April 29, 2015

Keepin' it Real

It is a beautiful sunshiney, green tree and grass, warm with a little breeze day here in Pine Bluff. I'm sitting outside trying to keep wasps out of my can of Coke and feeling pretty yucky about the morning that we had.

It started off as a normal day. In fact, I got up earlier than normal, and felt refreshed! I started a load of laundry, we got a new/used washer yesterday so it was the first time in over a week I had done laundry at home, and enjoyed some time with the family.

School started, everything was going good. And then everything went downhill. Fast. I didn't even see it coming. There were words, tears, looks, sighs, more words, more tears. It went from good to worse quickly. I ended up in my room crying and wondering where I had failed. Then I remembered where, and then wondered why I had let it happen again.

"The sins of the fathers" quote came to me. But it was the sins of the siblings. You see, I have one child that can be unkind towards me. I've done all that I know to do. Punish, talk, ground, talk, punish, repeat. It appears I should have taught my other children about how to treat people kindly and with consideration, and compassion. Because today I saw a side of a child that I hadn't seen before. I had seen hints of it, but I really thought it was under control. And it made me sad. And mad. And guilty. 

You see, if I had been more prepared in introducing a subject the anger level for this child wouldn't have risen. I was under the impression the last time I covered the material it "stuck", but it didn't and I didn't know it. 

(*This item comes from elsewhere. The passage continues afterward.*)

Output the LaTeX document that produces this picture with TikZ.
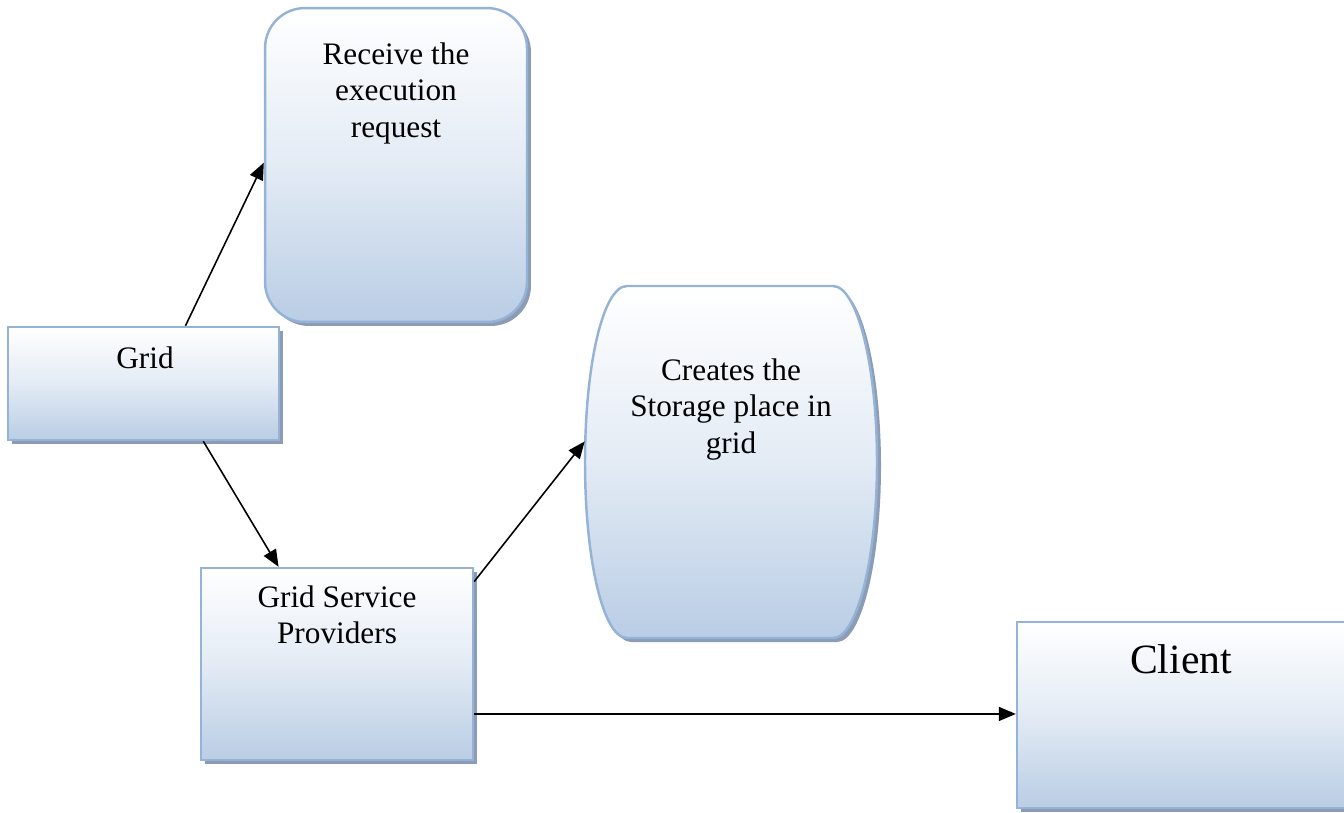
\documentclass[tikz,border=0pt]{standalone}
\usepackage{fontspec}
\setmainfont{Liberation Serif}
\usetikzlibrary{arrows.meta, shadows}
\definecolor{boxblue}{RGB}{185,205,229}
\definecolor{edgeblue}{RGB}{149,179,215}
\definecolor{shadowblue}{RGB}{140,156,180}

\begin{document}
\begin{tikzpicture}[x=0.02cm, y=-0.02cm,
    box/.style={draw=edgeblue, line width=1.4pt, top color=white, bottom color=boxblue,
        middle color=boxblue!40!white,
        drop shadow={shadow xshift=0.08cm, shadow yshift=-0.08cm, fill=shadowblue, opacity=1}},
    txt/.style={anchor=north, inner sep=0pt, align=center, font=\fontsize{17.8}{21}\selectfont},
    link/.style={line width=0.9pt, -{Triangle[length=0.34cm, width=0.28cm]}}]
    \useasboundingbox (0,0) rectangle (1344,812);

    % Grid
    \node[box, minimum width=5.42cm, minimum height=2.26cm] (grid) at (143.5,383.5) {};
    \node[txt] (grid-text) at (145,346) {Grid};

    % Receive the execution request
    \node[box, rounded corners=0.8cm, minimum width=5.24cm, minimum height=6.28cm] (receive) at (396,165) {};
    \node[txt] (receive-text) at (396,42) {Receive the\\execution\\request};

    % Storage place
    \node[minimum width=5.84cm, minimum height=7.04cm, inner sep=0pt] (storage) at (731,462) {};
    \draw[box] (627,286) -- (833,286) .. controls (857,286) and (877,365) .. (877,462)
        .. controls (877,559) and (857,638) .. (833,638) -- (627,638)
        .. controls (603,638) and (585,559) .. (585,462)
        .. controls (585,365) and (603,286) .. (627,286) -- cycle;
    \node[txt] (storage-text) at (731,358) {Creates the\\Storage place in\\grid};

    % Grid Service Providers
    \node[box, minimum width=5.44cm, minimum height=3.84cm] (gsp) at (337,664) {};
    \node[txt] (gsp-text) at (337,585) {Grid Service\\Providers};

    % Client
    \node[box, minimum width=6.64cm, minimum height=3.72cm] (client) at (1183,715) {};
    \node[txt, font=\fontsize{23.7}{28}\selectfont] (client-text) at (1181,644) {Client};

    % Arrows
    \draw[link] (grid.54) -- (receive.179);
    \draw[link] (grid.316) -- (gsp.121);
    \draw[link] (gsp.31) -- (storage.172);
    \draw[link] (gsp.340) -- (gsp.340 -| client.west);
\end{tikzpicture}
\end{document}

Sure, kids have their own personalities. Parents shouldn't get all the credit for the good children and all the blame for the bad ones. But I do think parents play a huge role in helping define character and how their children treat others. My children have good manners because we taught them and expect it of them. And my children have a tendency to yell and speak unkindly because I didn't come down hard enough on them the first times they did it. Unlearning behavior is difficult. Unlearning behavior that the child likes is more difficult. 

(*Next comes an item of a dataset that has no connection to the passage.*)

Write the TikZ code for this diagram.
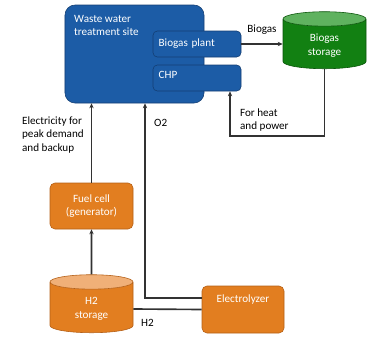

I don't have the answers, I wish I did. All I know to do is bear down a little harder, don't lighten up just because I think the lesson has been learned. Stay the course. Fight for good character in my children, both in our home and outside of it. Show them love, grace, kindness, and compassion. Yet show them discipline, strength, and determination too.

1 comment:

  1. This is one of the hardest things about parenting to me. As my children get older and I realize the areas I wasn't strict or consistent enough in, I almost feel like it's too late. Which makes me feel like a failure. Which I know is the enemy's voice! So we need to keep praying--for our children and for each other!